Crypto Global

Bitcoin vs Gold

Have we reached the peak of Bitcoin? That's a good question. Because more and more institutional investors as well as famous billionaires around the world are massively getting into Bitcoin.

As demand nears infinity, Bitcoin could soon find itself at a new price level and it will become increasingly impossible for the average retail investor to acquire Bitcoin as all 900 Bitcoins per day generated by the mining are being sucked up by the institutions and so that these Bitcoins only come onto the market to a small extent. What we are currently seeing on the exchanges is that the inventory of Bitcoin that the platforms have available to create markets is diminishing. You are simply running out of coins and very few coins are coming onto the market. Only the largest institutional buyers alone have the daily demand for several thousand Bitcoins per day, but only 900 Bitcoins are created per day. Demand already exceeds supply.

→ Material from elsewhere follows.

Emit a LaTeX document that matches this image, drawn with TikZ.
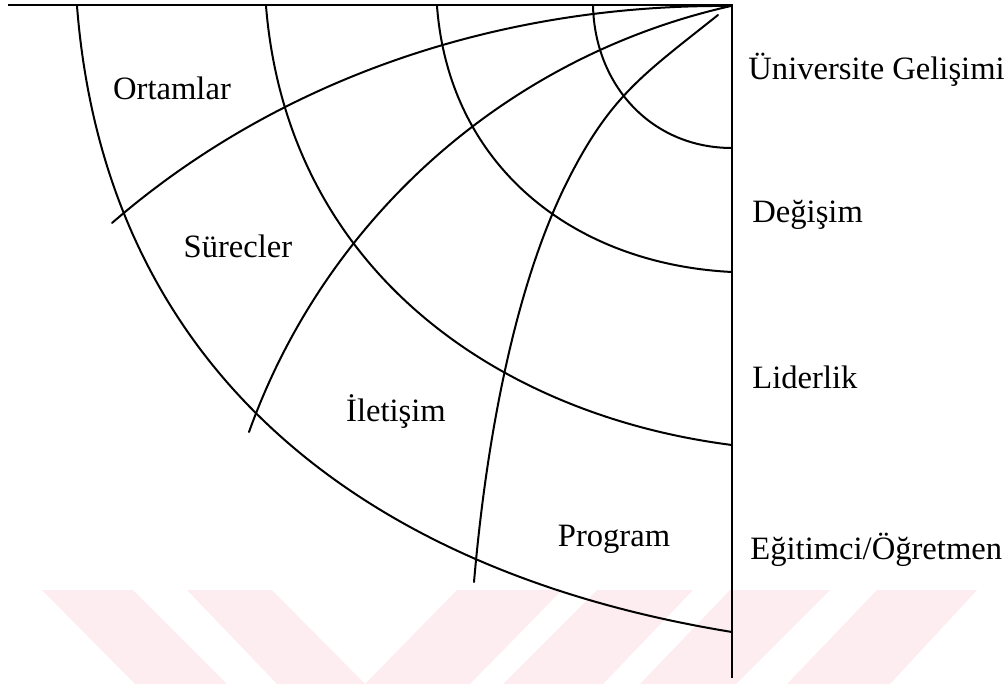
\documentclass[tikz,border=0pt]{standalone}
\usepackage{fontspec}
\setmainfont{Liberation Serif}
\definecolor{wmpink}{RGB}{253,236,240}
\begin{document}
\begin{tikzpicture}[x=0.5pt,y=-0.5pt]
\useasboundingbox (0,0) rectangle (1004,684);
\tikzstyle{stripe} = [fill=wmpink,draw=none]
\tikzstyle{ringline} = [line width=1pt,line cap=round]
\tikzstyle{spokeline} = [line width=1pt,line cap=round]
\tikzstyle{frameline} = [line width=1.3pt]
\tikzstyle{sectortext} = [anchor=base,inner sep=0pt,font=\fontsize{16.3pt}{19pt}\selectfont]
\tikzstyle{sidetext} = [anchor=base west,inner sep=0pt,font=\fontsize{16.3pt}{19pt}\selectfont]
%%%%%%%%%%%%%%%%%%%%%%%%%%%%%
% pink bands at the bottom
%%%%%%%%%%%%%%%%%%%%%%%%%%%%%
\fill[stripe] (42,590) -- (133,590) -- (227,684) -- (135,684) -- cycle;
\fill[stripe] (187,590) -- (272,590) -- (365,684) -- (277,684) -- cycle;
\fill[stripe] (457,590) -- (562,590) -- (470,684) -- (365,684) -- cycle;
\fill[stripe] (597,590) -- (693,590) -- (603,684) -- (503,684) -- cycle;
\fill[stripe] (730,590) -- (830,590) -- (736,684) -- (640,684) -- cycle;
\fill[stripe] (877,590) -- (977,590) -- (890,684) -- (787,684) -- cycle;
%%%%%%%%%%%%%%%%%%%%%%%%%%%%%
% frame: top edge and right axis
%%%%%%%%%%%%%%%%%%%%%%%%%%%%%
\coordinate (o) at (732,5);
\coordinate (left) at (8,5);
\coordinate (bottom) at (732,678);
\draw[frameline] (left) -- (o) -- (bottom);
%%%%%%%%%%%%%%%%%%%%%%%%%%%%%
% rings, inner to outer
%%%%%%%%%%%%%%%%%%%%%%%%%%%%%
\draw[ringline] (593,6) .. controls (595,86) and (652,148) .. (732,148);
\draw[ringline] (437,6) .. controls (449,166) and (573,264) .. (732,272);
\draw[ringline] (266,6) .. controls (288,275) and (504,416) .. (732,445);
\draw[ringline] (77,6) .. controls (105,365) and (357,571) .. (732,632);
%%%%%%%%%%%%%%%%%%%%%%%%%%%%%
% spokes from the corner
%%%%%%%%%%%%%%%%%%%%%%%%%%%%%
\draw[spokeline] (731,6) .. controls (505,4) and (283,75) .. (112,223);
\draw[spokeline] (731,6) .. controls (508,56) and (326,217) .. (249,432);
\draw[spokeline] (718,15) .. controls (644,74) and (611,95) .. (568,180)
  .. controls (514,287) and (486,443) .. (474,582);
%%%%%%%%%%%%%%%%%%%%%%%%%%%%%
% sector names
%%%%%%%%%%%%%%%%%%%%%%%%%%%%%
\node (ortam) [sectortext] at (172,100) {Ortamlar};
\node (surec) [sectortext] at (238,257) {Sürecler};
\node (ilet) [sectortext] at (396,421) {İletişim};
\node (prog) [sectortext] at (614,546) {Program};
%%%%%%%%%%%%%%%%%%%%%%%%%%%%%
% ring names on the right
%%%%%%%%%%%%%%%%%%%%%%%%%%%%%
\node (univ) [sidetext] at (748,80) {Üniversite Gelişimi};
\node (degis) [sidetext] at (752,222) {Değişim};
\node (lider) [sidetext] at (752,388) {Liderlik};
\node (egit) [sidetext] at (750,559) {Eğitimci/Öğretmen};
\end{tikzpicture}
\end{document}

For years we have heard and read that Bitcoin is displacing gold. The CIO of Blackrock, the world's largest asset manager, managing roughly $7 trillion, says Bitcoin will largely take the place of gold because it's so more functional than passing around a bullion of gold. And Bitcoin's network effect has forced traditional financiers to change their attitudes towards digital currency. This is a remarkable statement as we have heard the argument for years that Bitcoin is Gold 2.0 and that gold is superior. So far, such statements have only come from the internet, social media, etc., but not from institutional actors.

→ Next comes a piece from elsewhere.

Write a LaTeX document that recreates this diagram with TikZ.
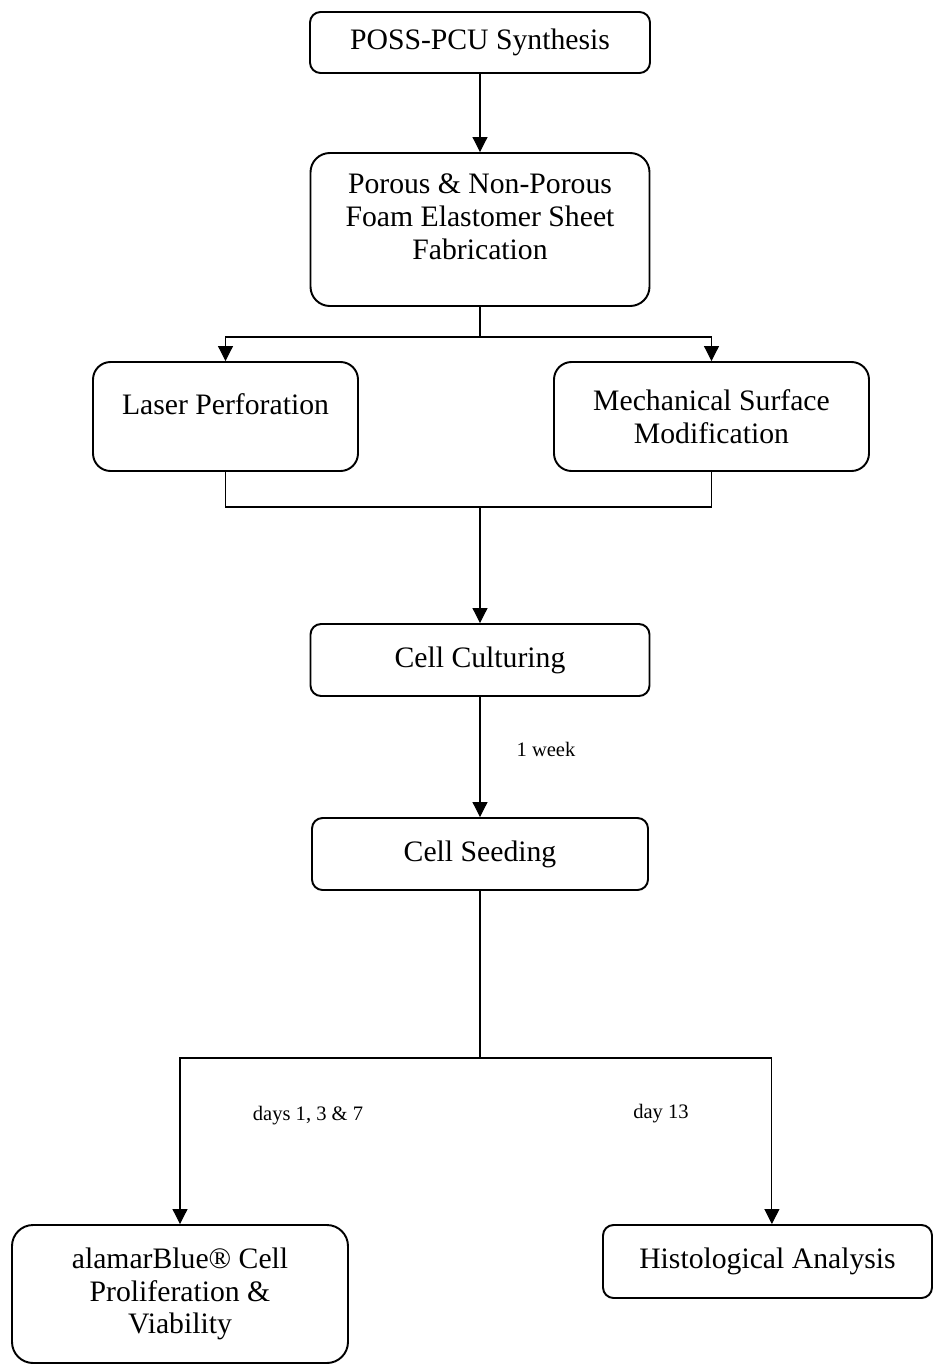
\documentclass[tikz,border=0pt]{standalone}
\usepackage{fontspec}
\setmainfont{Liberation Serif}
\usetikzlibrary{arrows.meta}

\def\bigtext{\fontsize{16.9}{18.7}\selectfont}
\def\smalltext{\fontsize{11.7}{14}\selectfont}
\def\px{0.02cm}

\tikzset{
  stepbox/.style={draw, line width=1.1pt, rounded corners=#1, align=center, font=\bigtext, inner sep=0pt},
  stepbox/.default=6pt,
  link/.style={line width=0.6pt, -{Triangle[width=8.5pt,length=8.5pt]}},
  plain/.style={line width=0.6pt},
  note/.style={font=\smalltext, inner sep=0pt}
}

\begin{document}
\begin{tikzpicture}[x=\px, y=-\px]
  \useasboundingbox (0,0) rectangle (933,1366);

  \node[stepbox, minimum width=340*\px, minimum height=61*\px] (poss) at (480,42.5) {POSS-PCU Synthesis};
  \node[stepbox=11pt, minimum width=339*\px, minimum height=153*\px] (foam) at (480,229.5) {Porous \& Non-Porous\\Foam Elastomer Sheet\\Fabrication\\[-4pt]};
  \node[stepbox=10pt, minimum width=265*\px, minimum height=109*\px, text depth=14pt] (laser) at (225.5,416.5) {Laser Perforation};
  \node[stepbox=10pt, minimum width=315*\px, minimum height=109*\px] (mech) at (711.5,416.5) {Mechanical Surface\\Modification};
  \node[stepbox, minimum width=339*\px, minimum height=72*\px] (culture) at (480,660) {Cell Culturing};
  \node[stepbox, minimum width=336*\px, minimum height=72*\px] (seed) at (480,854) {Cell Seeding};
  \node[stepbox=12pt, minimum width=336*\px, minimum height=138*\px] (alamar) at (180,1294) {alamarBlue\textregistered{} Cell\\Proliferation \&\\Viability};
  \node[stepbox, minimum width=329*\px, minimum height=73*\px] (histo) at (767.5,1261.5) {Histological Analysis};

  \coordinate (split) at (480,337);
  \coordinate (merge) at (480,507);
  \coordinate (fork) at (480,1058);

  \draw[link] (poss) -- (foam);
  \draw[plain] (foam) -- (split);
  \draw[link] (split) -| (laser);
  \draw[link] (split) -| (mech);
  \draw[plain] (laser) |- (merge) -| (mech);
  \draw[link] (merge) -- (culture);
  \draw[link] (culture) -- (seed);
  \draw[plain] (seed) -- (fork);
  \draw[link] (fork) -| (alamar);
  \draw[link] (fork) -| ([xshift=2.5pt]histo.north);

  \node[note] (week) at (546,749) {1 week};
  \node[note] (early) at (308,1116) {days 1, 3 \& 7};
  \node[note] (late) at (661,1114) {day 13};
\end{tikzpicture}
\end{document}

The largest gold reserves are held centrally - usually by national banks. With Bitcoin, it's the private key owners who make the difference. With Bitcoin, you never have the same problem you have with gold. The price of gold is driven by derivative traders and, as I said, is highly centralized. So the gold price is very slow and sluggish. Bitcoin is decentralized and cannot be controlled from a central player. So it has two properties that gold would like to have but unfortunately not. And on top of that comes the absolute scarcity that gold doesn't have either, plus the store-of-value in which you can invest your wealth and use it for payments. When you add it all up, you can understand why these institutional players are starting to get into this market.

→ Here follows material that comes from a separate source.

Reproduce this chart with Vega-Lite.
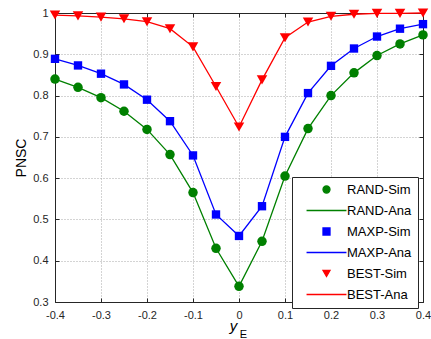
{
  "$schema": "https://vega.github.io/schema/vega-lite/v6.json",
  "width": 368,
  "height": 289,
  "autosize": "none",
  "padding": {"left": 55, "top": 13, "right": 8, "bottom": 37},
  "background": "white",
  "config": {
    "font": "Liberation Sans",
    "view": {"stroke": null},
    "axis": {
      "labelFont": "Liberation Sans",
      "labelFontSize": 11,
      "labelColor": "#262626",
      "domainColor": "#262626",
      "domainWidth": 1,
      "tickColor": "#262626",
      "tickSize": -4,
      "tickWidth": 1,
      "gridColor": "#a8a8a8",
      "gridDash": [1, 2],
      "gridWidth": 1,
      "gridOpacity": 1,
      "titleFont": "Liberation Sans",
      "titleColor": "#000000",
      "titleFontWeight": "normal",
      "labelFlush": false,
      "labelOverlap": false
    }
  },
  "data": {
    "values": [
      {"yE": -0.4, "PNSC": 0.84, "sim": "RAND-Sim", "ana": "RAND-Ana"},
      {"yE": -0.35, "PNSC": 0.82, "sim": "RAND-Sim", "ana": "RAND-Ana"},
      {"yE": -0.3, "PNSC": 0.795, "sim": "RAND-Sim", "ana": "RAND-Ana"},
      {"yE": -0.25, "PNSC": 0.762, "sim": "RAND-Sim", "ana": "RAND-Ana"},
      {"yE": -0.2, "PNSC": 0.718, "sim": "RAND-Sim", "ana": "RAND-Ana"},
      {"yE": -0.15, "PNSC": 0.657, "sim": "RAND-Sim", "ana": "RAND-Ana"},
      {"yE": -0.1, "PNSC": 0.565, "sim": "RAND-Sim", "ana": "RAND-Ana"},
      {"yE": -0.05, "PNSC": 0.43, "sim": "RAND-Sim", "ana": "RAND-Ana"},
      {"yE": 0, "PNSC": 0.338, "sim": "RAND-Sim", "ana": "RAND-Ana"},
      {"yE": 0.05, "PNSC": 0.447, "sim": "RAND-Sim", "ana": "RAND-Ana"},
      {"yE": 0.1, "PNSC": 0.605, "sim": "RAND-Sim", "ana": "RAND-Ana"},
      {"yE": 0.15, "PNSC": 0.72, "sim": "RAND-Sim", "ana": "RAND-Ana"},
      {"yE": 0.2, "PNSC": 0.8, "sim": "RAND-Sim", "ana": "RAND-Ana"},
      {"yE": 0.25, "PNSC": 0.855, "sim": "RAND-Sim", "ana": "RAND-Ana"},
      {"yE": 0.3, "PNSC": 0.897, "sim": "RAND-Sim", "ana": "RAND-Ana"},
      {"yE": 0.35, "PNSC": 0.925, "sim": "RAND-Sim", "ana": "RAND-Ana"},
      {"yE": 0.4, "PNSC": 0.947, "sim": "RAND-Sim", "ana": "RAND-Ana"},
      {"yE": -0.4, "PNSC": 0.889, "sim": "MAXP-Sim", "ana": "MAXP-Ana"},
      {"yE": -0.35, "PNSC": 0.873, "sim": "MAXP-Sim", "ana": "MAXP-Ana"},
      {"yE": -0.3, "PNSC": 0.853, "sim": "MAXP-Sim", "ana": "MAXP-Ana"},
      {"yE": -0.25, "PNSC": 0.827, "sim": "MAXP-Sim", "ana": "MAXP-Ana"},
      {"yE": -0.2, "PNSC": 0.79, "sim": "MAXP-Sim", "ana": "MAXP-Ana"},
      {"yE": -0.15, "PNSC": 0.738, "sim": "MAXP-Sim", "ana": "MAXP-Ana"},
      {"yE": -0.1, "PNSC": 0.655, "sim": "MAXP-Sim", "ana": "MAXP-Ana"},
      {"yE": -0.05, "PNSC": 0.512, "sim": "MAXP-Sim", "ana": "MAXP-Ana"},
      {"yE": 0, "PNSC": 0.46, "sim": "MAXP-Sim", "ana": "MAXP-Ana"},
      {"yE": 0.05, "PNSC": 0.532, "sim": "MAXP-Sim", "ana": "MAXP-Ana"},
      {"yE": 0.1, "PNSC": 0.7, "sim": "MAXP-Sim", "ana": "MAXP-Ana"},
      {"yE": 0.15, "PNSC": 0.806, "sim": "MAXP-Sim", "ana": "MAXP-Ana"},
      {"yE": 0.2, "PNSC": 0.872, "sim": "MAXP-Sim", "ana": "MAXP-Ana"},
      {"yE": 0.25, "PNSC": 0.914, "sim": "MAXP-Sim", "ana": "MAXP-Ana"},
      {"yE": 0.3, "PNSC": 0.943, "sim": "MAXP-Sim", "ana": "MAXP-Ana"},
      {"yE": 0.35, "PNSC": 0.962, "sim": "MAXP-Sim", "ana": "MAXP-Ana"},
      {"yE": 0.4, "PNSC": 0.973, "sim": "MAXP-Sim", "ana": "MAXP-Ana"},
      {"yE": -0.4, "PNSC": 0.995, "sim": "BEST-Sim", "ana": "BEST-Ana"},
      {"yE": -0.35, "PNSC": 0.993, "sim": "BEST-Sim", "ana": "BEST-Ana"},
      {"yE": -0.3, "PNSC": 0.99, "sim": "BEST-Sim", "ana": "BEST-Ana"},
      {"yE": -0.25, "PNSC": 0.986, "sim": "BEST-Sim", "ana": "BEST-Ana"},
      {"yE": -0.2, "PNSC": 0.979, "sim": "BEST-Sim", "ana": "BEST-Ana"},
      {"yE": -0.15, "PNSC": 0.962, "sim": "BEST-Sim", "ana": "BEST-Ana"},
      {"yE": -0.1, "PNSC": 0.918, "sim": "BEST-Sim", "ana": "BEST-Ana"},
      {"yE": -0.05, "PNSC": 0.822, "sim": "BEST-Sim", "ana": "BEST-Ana"},
      {"yE": 0, "PNSC": 0.724, "sim": "BEST-Sim", "ana": "BEST-Ana"},
      {"yE": 0.05, "PNSC": 0.838, "sim": "BEST-Sim", "ana": "BEST-Ana"},
      {"yE": 0.1, "PNSC": 0.94, "sim": "BEST-Sim", "ana": "BEST-Ana"},
      {"yE": 0.15, "PNSC": 0.978, "sim": "BEST-Sim", "ana": "BEST-Ana"},
      {"yE": 0.2, "PNSC": 0.992, "sim": "BEST-Sim", "ana": "BEST-Ana"},
      {"yE": 0.25, "PNSC": 0.997, "sim": "BEST-Sim", "ana": "BEST-Ana"},
      {"yE": 0.3, "PNSC": 0.999, "sim": "BEST-Sim", "ana": "BEST-Ana"},
      {"yE": 0.35, "PNSC": 0.999, "sim": "BEST-Sim", "ana": "BEST-Ana"},
      {"yE": 0.4, "PNSC": 1.0, "sim": "BEST-Sim", "ana": "BEST-Ana"}
    ]
  },
  "layer": [
    {
      "mark": {"type": "line", "strokeWidth": 1.3},
      "encoding": {
        "x": {
          "field": "yE", "type": "quantitative",
          "scale": {"domain": [-0.4, 0.4], "nice": false, "zero": false},
          "axis": {
            "orient": "bottom",
            "values": [-0.4, -0.3, -0.2, -0.1, 0, 0.1, 0.2, 0.3, 0.4],
            "labelExpr": "'' + datum.value",
            "labelPadding": 11,
            "grid": true,
            "title": "y",
            "titleFontSize": 15,
            "titleFontStyle": "italic",
            "titleX": 178,
            "titleY": 28,
            "titleAlign": "center",
            "titleBaseline": "alphabetic"
          }
        },
        "y": {
          "field": "PNSC", "type": "quantitative",
          "scale": {"domain": [0.3, 1], "nice": false, "zero": false},
          "axis": {
            "orient": "left",
            "values": [0.3, 0.4, 0.5, 0.6, 0.7, 0.8, 0.9, 1],
            "labelExpr": "'' + datum.value",
            "labelPadding": 11,
            "grid": true,
            "title": "PNSC",
            "titleFontSize": 14,
            "titleAngle": -90,
            "titleX": -30,
            "titleY": 144.5,
            "titleAlign": "center",
            "titleBaseline": "alphabetic"
          }
        },
        "color": {
          "field": "ana", "type": "nominal",
          "scale": {
            "domain": ["RAND-Sim", "RAND-Ana", "MAXP-Sim", "MAXP-Ana", "BEST-Sim", "BEST-Ana"],
            "range": ["#008000", "#008000", "#0000ff", "#0000ff", "#ff0000", "#ff0000"]
          }
        }
      }
    },
    {
      "mark": {"type": "point", "filled": true, "opacity": 1},
      "encoding": {
        "x": {
          "field": "yE", "type": "quantitative",
          "axis": {
            "orient": "top",
            "values": [-0.4, -0.3, -0.2, -0.1, 0, 0.1, 0.2, 0.3, 0.4],
            "labels": false,
            "grid": false,
            "title": "E",
            "titleFontSize": 11,
            "titleFontStyle": "normal",
            "titleX": 188,
            "titleY": 324,
            "titleAlign": "center",
            "titleBaseline": "alphabetic"
          }
        },
        "y": {
          "field": "PNSC", "type": "quantitative",
          "axis": {
            "orient": "right",
            "values": [0.3, 0.4, 0.5, 0.6, 0.7, 0.8, 0.9, 1],
            "labels": false,
            "grid": false,
            "title": null
          }
        },
        "color": {
          "field": "sim", "type": "nominal",
          "scale": {
            "domain": ["RAND-Sim", "RAND-Ana", "MAXP-Sim", "MAXP-Ana", "BEST-Sim", "BEST-Ana"],
            "range": ["#008000", "#008000", "#0000ff", "#0000ff", "#ff0000", "#ff0000"]
          },
          "legend": {
            "title": null,
            "orient": "none",
            "legendX": 237,
            "legendY": 164,
            "padding": 6,
            "rowPadding": 7,
            "symbolSize": 49,
            "symbolOffset": 22,
            "labelOffset": 14,
            "labelExpr": "datum.label + '     '",
            "labelFont": "Liberation Sans",
            "labelFontSize": 13,
            "labelColor": "#000000",
            "strokeColor": "#262626",
            "fillColor": "#ffffff",
            "cornerRadius": 0,
            "symbolStrokeWidth": 1.3,
            "symbolOpacity": 1,
            "encode": {
              "symbols": {
                "update": {
                  "shape": {"signal": "datum.value == 'RAND-Sim' ? 'circle' : datum.value == 'MAXP-Sim' ? 'square' : datum.value == 'BEST-Sim' ? 'triangle-down' : 'M-5.7,0H5.7'"},
                  "fill": {"scale": "color", "field": "value"},
                  "stroke": {"scale": "color", "field": "value"}
                }
              }
            }
          }
        },
        "shape": {
          "condition": [
            {"test": "datum.sim == 'RAND-Sim'", "value": "circle"},
            {"test": "datum.sim == 'MAXP-Sim'", "value": "square"}
          ],
          "value": "triangle-down"
        },
        "size": {
          "condition": [
            {"test": "datum.sim == 'RAND-Sim'", "value": 90},
            {"test": "datum.sim == 'MAXP-Sim'", "value": 70}
          ],
          "value": 110
        }
      }
    }
  ],
  "resolve": {"axis": {"x": "independent", "y": "independent"}}
}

At DECOM, we believe that Bitcoin, in its current situation, is not necessarily viewed as a mere safe haven or a substitute for gold. In fact, the debate we are currently having about whether it should be gold or Bitcoin is wrong. Both are uncorrelated assets in their own right. So gold certainly plays a role, as do cryptocurrency and Bitcoin. Everyone knows how to hold a diversified portfolio, which means that you're basically holding as many uncorrelated assets as possible. On that basis, this means that one should hold Bitcoin and gold, as well as all other uncorrelated assets, as part of a diversified portfolio.